If one word could describe the second day of this year’s Lollapalooza, it would have to be crowded. What a difference a day makes: Apparently lots of people didn’t feel like taking the day off from work on Friday, but each showed up with 10 friends in tow on Saturday. Ordinarily I’d say the more the merrier, but by mid-afternoon it became nearly impossible to get anywhere near any stage, unless you were happy to camp out early and suffer through sweaty, unpleasant-smelling, shirtless dudes being pressed against you. (I wasn’t.)
Day Two’s lineup for some reason wasn’t as appealing to me as the other two days of this year’s Lolla, but I think I was in the minority. Saturday acts included Grizzly Bear, Rusko, Gogol Bordello, the xx, Kaskade, Social Disortion, Metric, Cut Copy, and headliners Empire of the Sun, Phoenix, and Green Day.
Though I only caught a song or two, Metric played to an enormous, rapt audience in the late-afternoon sun. Cut Copy were up next on the same stage, back after a year-and-a-half touring break to play fan favorites, as well as selected cuts from their upcoming third album. After warming up at a sold-out show at Chicago’s Metro venue the night before, Cut Copy were ready to take on the gigantic festival crowd that turned out. Emanating enthusiasm and warmth onstage as always, the Aussies’ infectious excitement inspired hand claps and sing-alongs aplenty as they ran through crowd pleasers like “Lights & Music,” “Far Away,” “Hearts on Fire,” and closer “Out There on the Ice.” When the boys screamed, “Let’s do this, Lollapalooza! Time to fuckin’ dance!” the audience gladly obliged. Several new songs were played, including the just-released, Beach Boys-esque “Where I’m Going” and “Blink and You Miss the Revolution,” a calypso-rock-flavored affair that I liked better. (Side note: Were all four guys on stage wearing light-blue button-down shirts? Come to think of it, I think they may have been wearing the same the night before. And 2ManyDJs’ Dewaele brothers changed out of their white tuxedos into matching light-blue button-down shirts as well Friday night. I am sensing a trend.)
After trying to unsuccessfully fight the crowds to get closer during Cut Copy, I officially gave up for the rest of the day. Therefore, I was pretty far back for Phoenix, who immediately followed the Australians on the stage opposite in the same north end of the park. (This logistically made sense, since the two bands seemed to have a bit of overlap in their fan bases.) Launching straight into an energetic version of “Lisztomania,” it was quickly obvious that people were quite pleased with the performance, as evidenced by loud lyric-singing and joyous, half-assed dancing.

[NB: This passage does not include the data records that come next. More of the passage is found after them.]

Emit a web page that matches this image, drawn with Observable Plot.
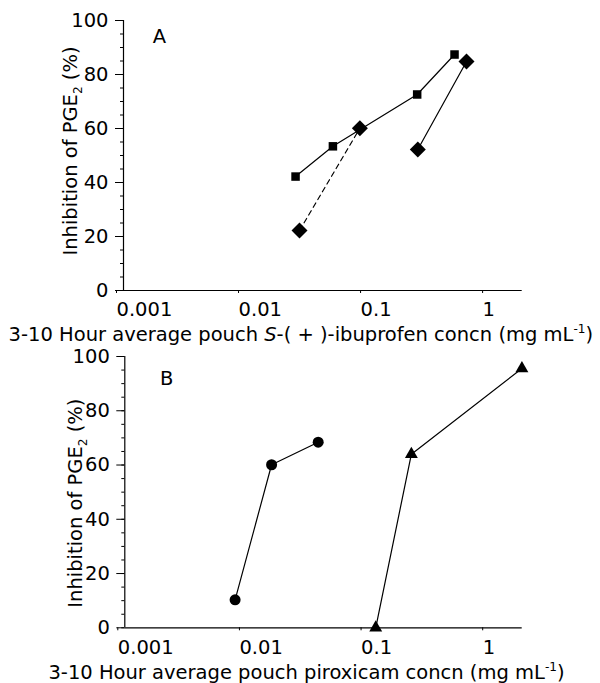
<!DOCTYPE html>
<html>
<head>
<meta charset="utf-8">
<script src="https://cdn.jsdelivr.net/npm/d3@7"></script>
<script src="https://cdn.jsdelivr.net/npm/@observablehq/plot@0.6"></script>
<style>
  html, body { margin: 0; padding: 0; background: #fff; }
  #chart svg { display: block; overflow: visible; }
</style>
</head>
<body>
<div id="chart"></div>
<script>
// ---- data ----
const xTicks = [0.001, 0.01, 0.1, 1];
const yTicks = [0, 20, 40, 60, 80, 100];
const yMinor = d3.range(0, 101, 5);

// Panel A: S-(+)-ibuprofen
const squareX = [0.0257, 0.052, 0.255, 0.516];
const squareY = [42.2, 53.4, 72.6, 87.4];
const diamondX = [0.0277, 0.0865, 0.258, 0.647];
const diamondY = [22.2, 60.1, 52.2, 84.8];

// Panel B: piroxicam
const circleX = [0.00807, 0.0161, 0.0389];
const circleY = [10.3, 60.1, 68.4];
const triangleX = [0.1156, 0.227, 1.84];
const triangleY = [0, 64, 95.6];

const yLabel = "Inhibition of PGE2 (%)";
const xLabelA = "3-10 Hour average pouch S-( + )-ibuprofen concn (mg mL-1)";
const xLabelB = "3-10 Hour average pouch piroxicam concn (mg mL-1)";

const toPts = (xs, ys) => xs.map((x, i) => ({x, y: ys[i]}));
const FONT = "'DejaVu Sans', Verdana, sans-serif";
const FS = 19.5;

function axes(opts) {
  return [
    Plot.ruleY([0], {stroke: "black", strokeWidth: 1.2}),
    Plot.ruleX([0.001], {stroke: "black", strokeWidth: 1.2}),
    Plot.axisX({ticks: xTicks, tickSize: 3, tickPadding: 9, tickFormat: d => String(d),
      textAnchor: "start", dx: -7, fontSize: FS, label: null, strokeWidth: 1}),
    Plot.axisY({ticks: yTicks, tickSize: 8, tickPadding: 7, fontSize: FS, label: null, strokeWidth: 1}),
    Plot.axisY({ticks: yMinor, tickSize: 3, tickFormat: () => "", label: null, strokeWidth: 1}),
    Plot.text([yLabel], {frameAnchor: "left", rotate: -90, dx: opts.ylx, dy: opts.yly,
      fontSize: FS, textAnchor: "middle", lineAnchor: "middle"}),
    Plot.text([opts.xlabel], {frameAnchor: "bottom", dx: opts.xlx, dy: opts.xly,
      fontSize: FS, textAnchor: "middle", lineAnchor: "middle"}),
    Plot.text([opts.letter], {frameAnchor: "top-left", dx: opts.lx, dy: opts.ly,
      fontSize: FS, textAnchor: "middle", lineAnchor: "middle"})
  ];
}

const panelA = Plot.plot({
  width: 600, height: 345,
  marginLeft: 123, marginRight: 78.3, marginTop: 20, marginBottom: 55,
  style: {fontFamily: FONT, fontSize: FS + "px", color: "black", background: "white"},
  x: {type: "log", domain: [0.001, 1.85]},
  y: {domain: [0, 100]},
  marks: [
    ...axes({ylx: -53, yly: -4.5, xlabel: xLabelA, xlx: -22, xly: 44, letter: "A", lx: 36, ly: 16}),
    Plot.line(toPts(squareX, squareY), {x: "x", y: "y", stroke: "black", strokeWidth: 1.2}),
    Plot.line(toPts(diamondX, diamondY).slice(0, 2), {x: "x", y: "y", stroke: "black", strokeWidth: 1.2, strokeDasharray: "5,4"}),
    Plot.line(toPts(diamondX, diamondY).slice(2), {x: "x", y: "y", stroke: "black", strokeWidth: 1.2}),
    Plot.dot(toPts(squareX, squareY), {x: "x", y: "y", symbol: "square", r: 4.8, fill: "black", stroke: "none"}),
    Plot.dot(toPts(diamondX, diamondY), {x: "x", y: "y", symbol: "diamond2", r: 7.2, fill: "black", stroke: "none"})
  ]
});

const panelB = Plot.plot({
  width: 600, height: 338,
  marginLeft: 124.3, marginRight: 78.3, marginTop: 11, marginBottom: 55.7,
  style: {fontFamily: FONT, fontSize: FS + "px", color: "black", background: "white"},
  x: {type: "log", domain: [0.001, 1.85]},
  y: {domain: [0, 100]},
  marks: [
    ...axes({ylx: -49, yly: 11, xlabel: xLabelB, xlx: -17, xly: 44.7, letter: "B", lx: 42, ly: 22}),
    Plot.line(toPts(circleX, circleY), {x: "x", y: "y", stroke: "black", strokeWidth: 1.2}),
    Plot.line(toPts(triangleX, triangleY), {x: "x", y: "y", stroke: "black", strokeWidth: 1.2}),
    Plot.dot(toPts(circleX, circleY), {x: "x", y: "y", symbol: "circle", r: 5.5, fill: "black", stroke: "none"}),
    Plot.dot(toPts(triangleX, triangleY), {x: "x", y: "y", symbol: "triangle", r: 4.8, fill: "black", stroke: "none"})
  ]
});

// rich text: subscripts, superscripts, italics
function richify(svg, plain, parts) {
  svg.querySelectorAll("text").forEach(t => {
    if (t.textContent !== plain) return;
    const sel = d3.select(t);
    sel.text(null);
    let shift = 0;
    for (const p of parts) {
      const ts = sel.append("tspan").text(p.t);
      const target = p.sub ? 5 : p.sup ? -8 : 0;
      if (target !== shift) { ts.attr("dy", target - shift); shift = target; }
      if (p.sub || p.sup) ts.attr("font-size", "0.62em");
      if (p.i) ts.attr("font-style", "italic");
    }
  });
}
for (const svg of [panelA, panelB]) {
  richify(svg, yLabel, [{t: "Inhibition of PGE"}, {t: "2", sub: true}, {t: " (%)"}]);
}
richify(panelA, xLabelA, [{t: "3-10 Hour average pouch "}, {t: "S", i: true}, {t: "-( + )-ibuprofen concn (mg mL"}, {t: "-1", sup: true}, {t: ")"}]);
richify(panelB, xLabelB, [{t: "3-10 Hour average pouch piroxicam concn (mg mL"}, {t: "-1", sup: true}, {t: ")"}]);

document.getElementById("chart").append(panelA, panelB);
</script>
</body>
</html>
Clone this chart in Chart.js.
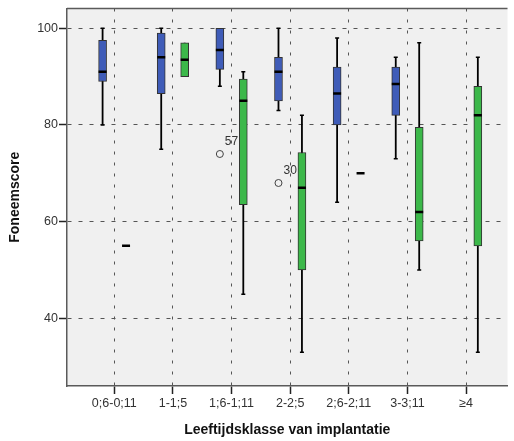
<!DOCTYPE html>
<html lang="nl">
<head>
<meta charset="UTF-8">
<title>Foneemscore per leeftijdsklasse</title>
<script src="https://cdn.jsdelivr.net/npm/chart.js"></script>
<style>
  html, body { margin: 0; padding: 0; background: #fff; }
</style>
</head>
<body>
<canvas id="boxChart" width="514" height="441"></canvas>
<script>
// categories on the x axis
const categories = ['0;6-0;11', '1-1;5', '1;6-1;11', '2-2;5', '2;6-2;11', '3-3;11', '\u22654'];

// first group (blue boxes)
const blueMin = [80, 75, 88, 83, 64, 73, null];
const blueQ1  = [89, 86.5, 91.5, 85, 80, 82, null];
const blueMed = [91, 94, 95.5, 91, 86.5, 88.5, null];
const blueQ3  = [97.5, 99, 100, 94, 92, 92, null];
const blueMax = [100, 100, 100, 100, 98, 94, null];

// second group (green boxes)
const greenMin = [55, 90, 45, 33, 70, 50, 33];
const greenQ1  = [55, 90, 63.5, 50, 70, 56, 55];
const greenMed = [55, 93.5, 85, 67, 70, 62, 82];
const greenQ3  = [55, 97, 89.5, 74.3, 70, 79.5, 88];
const greenMax = [55, 97, 91, 82, 70, 97, 94];

// outliers (blue group)
const outlierCat   = [2, 3];
const outlierVal   = [74, 68];
const outlierLabel = ['57', '30'];

const yTicks = [40, 60, 80, 100];

const shift = 0.2;   // side offset of the two boxes within a category

function buildGroup(mins, q1s, meds, q3s, maxs, dx) {
    const whisker = [], caps = [], boxes = [], medians = [];
    categories.forEach((c, i) => {
        if (meds[i] === null) return;
        const x = i + dx;
        if (maxs[i] > mins[i]) {
            whisker.push({ x: x, y: mins[i] }, { x: x, y: maxs[i] }, { x: x, y: null });
            if (mins[i] < q1s[i]) caps.push({ x: x, y: mins[i] });
            if (maxs[i] > q3s[i]) caps.push({ x: x, y: maxs[i] });
        }
        if (q3s[i] > q1s[i]) boxes.push({ x: x, y: [q1s[i], q3s[i]] });
        medians.push({ x: x, y: meds[i] });
    });
    return { whisker, caps, boxes, medians };
}

const blue = buildGroup(blueMin, blueQ1, blueMed, blueQ3, blueMax, -shift);
const green = buildGroup(greenMin, greenQ1, greenMed, greenQ3, greenMax, shift);
const outliers = outlierCat.map((c, i) => ({ x: c - shift, y: outlierVal[i] }));

const whiskerStyle = {
    type: 'scatter', showLine: true, spanGaps: false,
    borderColor: '#000', borderWidth: 1.8, pointRadius: 0, order: 4
};
const capStyle = {
    type: 'scatter', pointStyle: 'line', pointRadius: 2,
    borderColor: '#000', pointBorderWidth: 1.5, order: 3
};
const boxStyle = {
    type: 'bar', barThickness: 8, grouped: false,
    borderColor: '#333', borderWidth: 1, borderSkipped: false, order: 2
};
const medianStyle = {
    type: 'scatter', pointStyle: 'line', pointRadius: 4,
    borderColor: '#000', pointBorderWidth: 2.5, order: 1
};

const panelPlugin = {
    id: 'panel',
    beforeDraw(chart) {
        const { ctx, chartArea: a } = chart;
        ctx.save();
        ctx.fillStyle = '#f0f0f0';
        ctx.fillRect(a.left, a.top, a.right - a.left, a.bottom - a.top);
        ctx.restore();
    },
    afterDraw(chart) {
        const { ctx, chartArea: a } = chart;
        ctx.save();
        ctx.strokeStyle = '#5a5a5a';
        ctx.lineWidth = 1.5;
        ctx.beginPath();
        ctx.moveTo(a.left, a.top);
        ctx.lineTo(a.right, a.top);
        ctx.stroke();
        ctx.restore();
    }
};

const labelPlugin = {
    id: 'outlierLabels',
    afterDatasetsDraw(chart) {
        const idx = chart.data.datasets.findIndex(d => d.label === 'outliers');
        const meta = chart.getDatasetMeta(idx);
        const ctx = chart.ctx;
        ctx.save();
        ctx.font = '12px "Liberation Sans", Arial, sans-serif';
        ctx.fillStyle = '#333';
        ctx.textAlign = 'left';
        ctx.textBaseline = 'middle';
        meta.data.forEach((pt, i) => {
            ctx.fillText(outlierLabel[i], pt.x + 5, pt.y - 12);
        });
        ctx.restore();
    }
};

new Chart(document.getElementById('boxChart'), {
    type: 'bar',
    data: {
        datasets: [
            Object.assign({ label: 'outliers', type: 'scatter', data: outliers, pointStyle: 'circle',
                pointRadius: 3.5, pointBorderWidth: 1, pointBorderColor: '#444',
                pointBackgroundColor: 'rgba(0,0,0,0)', order: 0 }),
            Object.assign({ label: 'blue median', data: blue.medians }, medianStyle),
            Object.assign({ label: 'green median', data: green.medians }, medianStyle),
            Object.assign({ label: 'blue box', data: blue.boxes, backgroundColor: '#3f5cb8' }, boxStyle),
            Object.assign({ label: 'green box', data: green.boxes, backgroundColor: '#3cb84a' }, boxStyle),
            Object.assign({ label: 'blue caps', data: blue.caps }, capStyle),
            Object.assign({ label: 'green caps', data: green.caps }, capStyle),
            Object.assign({ label: 'blue whisker', data: blue.whisker }, whiskerStyle),
            Object.assign({ label: 'green whisker', data: green.whisker }, whiskerStyle)
        ]
    },
    options: {
        responsive: false,
        animation: false,
        layout: { padding: { top: 7, right: 0, left: 0, bottom: 0 } },
        plugins: {
            legend: { display: false },
            tooltip: { enabled: false }
        },
        scales: {
            x: {
                type: 'linear',
                offset: false,
                min: -0.807,
                max: 6.706,
                afterBuildTicks: (scale) => { scale.ticks = categories.map((c, i) => ({ value: i })); },
                afterFit: (scale) => { scale.height = 55; },
                ticks: {
                    autoSkip: false,
                    maxRotation: 0,
                    padding: 2,
                    color: '#333',
                    font: { family: '"Liberation Sans", Arial, sans-serif', size: 12.5 },
                    callback: (v) => categories[v]
                },
                grid: {
                    offset: false,
                    drawTicks: true,
                    color: '#555',
                    lineWidth: 1,
                    tickLength: 8,
                    tickColor: '#222',
                    tickWidth: 1.5,
                    tickBorderDash: []
                },
                border: { display: true, color: '#5a5a5a', width: 1.5, dash: [3, 8] },
                title: {
                    display: true,
                    text: 'Leeftijdsklasse van implantatie',
                    color: '#111',
                    padding: { top: 0, bottom: 2 },
                    font: { family: '"Liberation Sans", Arial, sans-serif', size: 14, weight: 'bold' }
                }
            },
            y: {
                min: 26,
                max: 104.1,
                afterBuildTicks: (scale) => { scale.ticks = yTicks.map(v => ({ value: v })); },
                afterFit: (scale) => { scale.width = 67; },
                ticks: {
                    padding: 1,
                    color: '#333',
                    font: { family: '"Liberation Sans", Arial, sans-serif', size: 12.5 }
                },
                grid: {
                    drawTicks: true,
                    color: '#555',
                    lineWidth: 1,
                    tickLength: 8,
                    tickColor: '#222',
                    tickWidth: 1.5,
                    tickBorderDash: []
                },
                border: { display: true, color: '#5a5a5a', width: 1.5, dash: [4, 7] },
                title: {
                    display: true,
                    text: 'Foneemscore',
                    color: '#111',
                    padding: { top: 7, bottom: 0 },
                    font: { family: '"Liberation Sans", Arial, sans-serif', size: 14, weight: 'bold' }
                }
            }
        }
    },
    plugins: [panelPlugin, labelPlugin]
});
</script>
</body>
</html>
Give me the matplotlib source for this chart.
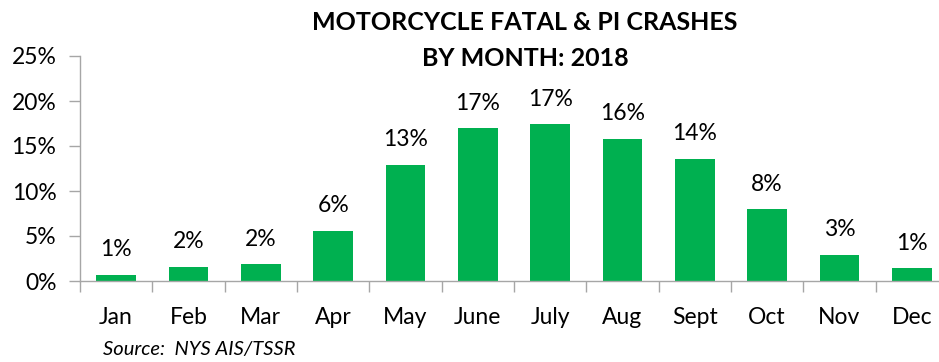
import matplotlib
matplotlib.use("Agg")
import matplotlib.pyplot as plt
import numpy as np

months = ["Jan", "Feb", "Mar", "Apr", "May", "June", "July", "Aug", "Sept", "Oct", "Nov", "Dec"]
share = [0.7, 1.6, 1.9, 5.6, 12.9, 17.0, 17.4, 15.8, 13.6, 8.0, 2.9, 1.4]
labels = ["1%", "2%", "2%", "6%", "13%", "17%", "17%", "16%", "14%", "8%", "3%", "1%"]

plt.rcParams['font.family'] = ['Lato', 'DejaVu Sans']

fig = plt.figure(figsize=(9.39, 3.62), dpi=100)
ax = fig.add_axes([80 / 939, 81 / 362, 868 / 939, 225 / 362])

x = np.arange(len(months))
bars = ax.bar(x, share, width=0.55, color="#00B050", zorder=2)
for b, lab in zip(bars, labels):
    ax.text(b.get_x() + b.get_width() / 2, b.get_height() + 1.6, lab,
            ha="center", va="bottom", fontsize=16.5, color="black")

ax.set_xlim(-0.5, len(months) - 0.5)
ax.set_ylim(0, 25)
ax.set_yticks(range(0, 26, 5))
ax.set_yticklabels([f"{v}%" for v in range(0, 26, 5)], fontsize=16.5)
ax.set_xticks(x)
ax.set_xticklabels(months, fontsize=16.5)
ax.set_xticks(np.arange(-0.5, len(months), 1), minor=True)
ax.tick_params(axis="x", which="major", length=0, pad=19)
ax.tick_params(axis="x", which="minor", length=8, color="#A6A6A6", width=1)
ax.tick_params(axis="y", length=8, color="#A6A6A6", width=1, pad=9)

for side in ["top", "right"]:
    ax.spines[side].set_visible(False)
for side in ["left", "bottom"]:
    ax.spines[side].set_color("#A6A6A6")
    ax.spines[side].set_linewidth(1)

fig.text(525 / 939, 1 - 23 / 362, "MOTORCYCLE FATAL & PI CRASHES",
         ha="center", va="center", fontsize=18, fontweight="bold")
fig.text(525 / 939, 1 - 59 / 362, "BY MONTH: 2018",
         ha="center", va="center", fontsize=18, fontweight="bold")
fig.text(103 / 939, 1 - 349 / 362, "Source:  NYS AIS/TSSR", ha="left", va="center",
         fontsize=14.5, style="italic")

fig.savefig("out.png", dpi=100)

As much as I appreciate Phoenix, I set sail for Perry’s dance stage to try to catch Empire of the Sun’s live set (the only full band of the festival to appear at Perry’s). I arrived just in time to catch the end of Wolfgang Gartner’s DJ set: I had unfortunately missed his scheduled set, planned for 4:30, but apparently so had he. I heard he missed a flight, then was squeezed back in the slot before Empire of the Sun, though I’m not sure who was bumped or how long exactly Gartner played. I wish there had been an easier way for organizers to convey the change, as I knew a few people got the info too late.
Empyreans and curious onlookers alike congregated in large numbers to witness the first American show Empire of the Sun have done. And they did not disappoint: From the surreal, mystical, prog-rock-y videos playing behind them, to their shiny metallic suits and headpieces, to the very ‘80s-inspired choreography, clouds of smoke, and more, Empire of the Sun were like an exotic, alien musical group who had taken a magical mystery tour to Earth as their planet’s ambassadors of electro-pop. Sonically, it was good, fun, upbeat dance music, but presentation-wise, Empire of the Sun came across like total rockstars, putting the imagery and imagination back into stage performances -- something far too few artists are doing these days.
Though I didn’t see them, Green Day seem to have hit a lot of high notes with festivalgoers, engaging in a lot of audience participation and playing a considerable amount of their back catalog. (Though, conversely, I also heard complaints from longtime fans that they would have preferred more music/less audience participation, and less hits/more old album tracks.) The set ended up with quite a bang: More fireworks overhead, and a small hot air balloon-type thing that I can only assume launched during the fireworks.